The young professionals prepared rigorously, conducting their own research and participating in on-line lectures and discussions with senior Russian and American mentors, several of whom had direct experience in responding or advising the responses to the accidents. These were augmented by in-person lectures at MEPhI and participation of the senior professionals as mentors during the group deliberations. The Russian and American young professionals were divided into six groups, each with mixed Russian and American participants, to assess, discuss and present their responses to six questions we posed related to the accidents.

The five articles they have written for the Bulletin are of interest not so much in that they break new ground about the accidents; countless articles and scores of books have been written about them. But the articles do represent the views of the younger generation looking back at what went wrong across the spectrum of the three accidents, what challenges the nuclear industries face today, and how nuclear risks should be communicated to the public. The articles also demonstrate that a group of young scholars working together across cultural and disciplinary divides can overcome the biases inherent in their country’s views of the causes and legacies of the accidents and arrive at a common assessment.

Much as in the 2019 articles on nuclear power and climate change, these young scholars concluded that international cooperation is essential to ensure nuclear safety because one country’s nuclear accident is everyone’s. Sharing lessons learned across borders and over time is imperative. Their review showed that whereas the US nuclear industry learned from the failures at Three Mile Island, the Soviet Union did not learn the lessons of TMI, and Japan did not learn the lessons of TMI or Chernobyl.

The young professionals also look ahead and collectively identify key areas that they believe need to be addressed to make nuclear energy a part of a sustainable future. They emphasize the importance of governments assuring the independence of regulatory agencies. They stress that beyond the physical consequences of an accident, the social and psychological effects of exposure must be fully incorporated into accident response activities via active community engagement both before and after an accident.
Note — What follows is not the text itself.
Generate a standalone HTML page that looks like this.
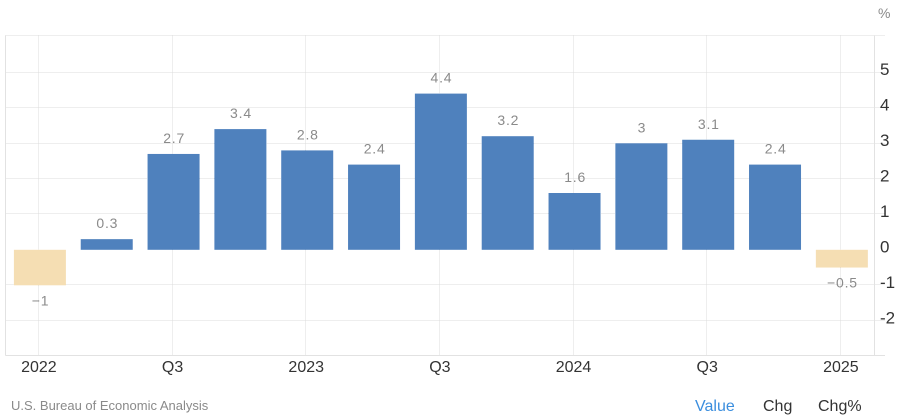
<!DOCTYPE html>
<html>
<head>
<meta charset="utf-8">
<style>
html,body{margin:0;padding:0;background:#fff;width:900px;height:419px;overflow:hidden}
svg{display:block;font-family:"Liberation Sans",sans-serif}
</style>
</head>
<body>
<svg id="chart" width="900" height="419" viewBox="0 0 900 419" xmlns="http://www.w3.org/2000/svg">
  <g id="grid"></g>
  <g id="bars"></g>
  <g id="axes"></g>
  <g id="labels"></g>
  <text x="878" y="18" font-size="14" fill="#8a8a8a">%</text>
  <text x="11" y="410" font-size="13" fill="#8a8a8a">U.S. Bureau of Economic Analysis</text>
  <text x="695" y="411" font-size="16" fill="#3b8ede">Value</text>
  <text x="763" y="411" font-size="16" fill="#333">Chg</text>
  <text x="818" y="411" font-size="16" fill="#333">Chg%</text>
</svg>
<script>
const categories = ["Q1 2022","Q2 2022","Q3 2022","Q4 2022","Q1 2023","Q2 2023","Q3 2023","Q4 2023","Q1 2024","Q2 2024","Q3 2024","Q4 2024","Q1 2025"];
const values = [-1, 0.3, 2.7, 3.4, 2.8, 2.4, 4.4, 3.2, 1.6, 3, 3.1, 2.4, -0.5];
const xTickLabels = ["2022","Q3","2023","Q3","2024","Q3","2025"];
const yTicks = [5, 4, 3, 2, 1, 0, -1, -2];

const NS = "http://www.w3.org/2000/svg";
const plotLeft = 5.5, plotRight = 874.5, plotTop = 35.5, plotBottom = 355.5, gridRight = 885;
const firstCenter = 39.9, step = 66.83, barWidth = 52;
const zeroY = 249.8, unit = 35.5;

function xScale(i) { return firstCenter + step * i; }
function yScale(v) { return zeroY - unit * v; }
function gridY(v) { return Math.floor(zeroY - 0.5 - 35.4 * v) + 0.5; }
function make(parent, tag, attrs, text) {
  const el = document.createElementNS(NS, tag);
  for (const k in attrs) el.setAttribute(k, attrs[k]);
  if (text !== undefined) el.textContent = text;
  parent.appendChild(el);
  return el;
}
const grid = document.getElementById("grid");
const barsG = document.getElementById("bars");
const axes = document.getElementById("axes");
const labels = document.getElementById("labels");
const gridStyle = { stroke: "#dcdcdc", "stroke-width": 1, "stroke-dasharray": "1 1" };

// top dotted line
const topLine = make(grid, "line", Object.assign({ x1: plotLeft, x2: gridRight, y1: plotTop, y2: plotTop }, gridStyle));



yTicks.forEach(function (t) {
  const y = gridY(t);
  if (t !== 0) {
    const g = make(grid, "line", Object.assign({ x1: plotLeft, x2: gridRight, y1: y, y2: y }, gridStyle));
    
    
  }
  const lab = make(axes, "text", { x: 880, y: yScale(t) + 2.5, "font-size": 17, fill: "#333" }, t < 0 ? "-" + Math.abs(t) : String(t));
  
  
});

xTickLabels.forEach(function (t, i) {
  const c = xScale(i * 2);
  const x = Math.round(c - 1.9) + 0.5;
  const g = make(grid, "line", Object.assign({ x1: x, x2: x, y1: plotTop, y2: plotBottom }, gridStyle));
  
  
  const lab = make(axes, "text", { x: c - 1, y: 372, "font-size": 16, fill: "#333", "text-anchor": "middle" }, t);
  
  
});

const frame = [
  [plotLeft, plotTop, plotLeft, plotBottom],
  [plotRight, plotTop, plotRight, plotBottom],
  [plotLeft, plotBottom, gridRight, plotBottom]
];
frame.forEach(function (f) {
  const l = make(axes, "line", { x1: f[0], y1: f[1], x2: f[2], y2: f[3], stroke: "#e2e2e2", "stroke-width": 1 });
  
  
});

values.forEach(function (v, i) {
  const c = xScale(i);
  const y0 = yScale(0), y1 = yScale(v);
  const r = make(barsG, "rect", {
    x: c - barWidth / 2, y: Math.min(y0, y1), width: barWidth, height: Math.abs(y1 - y0),
    fill: v >= 0 ? "#4f81bd" : "#f5deb3"
  });
  
  
  const ly = v >= 0 ? y1 - 11 : y1 + 20;
  const txt = (v < 0 ? "\u2212" + Math.abs(v) : String(v));
  const lab = make(labels, "text", { x: c + 0.6, y: ly, "font-size": 14, fill: "#8a8a8a", "text-anchor": "middle", "letter-spacing": "0.8" }, txt);
  
  
});
</script>
</body>
</html>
The young professionals envision new forms of crisis communication and management that rely on engaging citizens through public intellectuals and citizen-science networks, participatory real-time data collection, and radiation mapping. For them, a major lesson is the imperative to provide full and timely information for the public, so it can make informed decisions both in crisis response and in assessing nuclear power as a low-carbon option in a rapidly warming world.

This Young Professionals Nuclear Forum demonstrated again that cooperation between Russians and Americans on nuclear issues is possible and can be productive—even during the disruption of a global pandemic. It underscores the objective of our efforts to turn to the younger generation at a time when most official avenues of US-Russia cooperation on nuclear issues has been terminated: After all, it is that younger generation which will have to live with the consequences, if their countries no longer cooperate to mitigate global nuclear dangers.

Editor’s note: The Young Professionals Nuclear Forum cooperation is supported by the John D. and Catherine T. MacArthur Foundation and the Carnegie Corporation of New York, both of which are also funders of the Bulletin.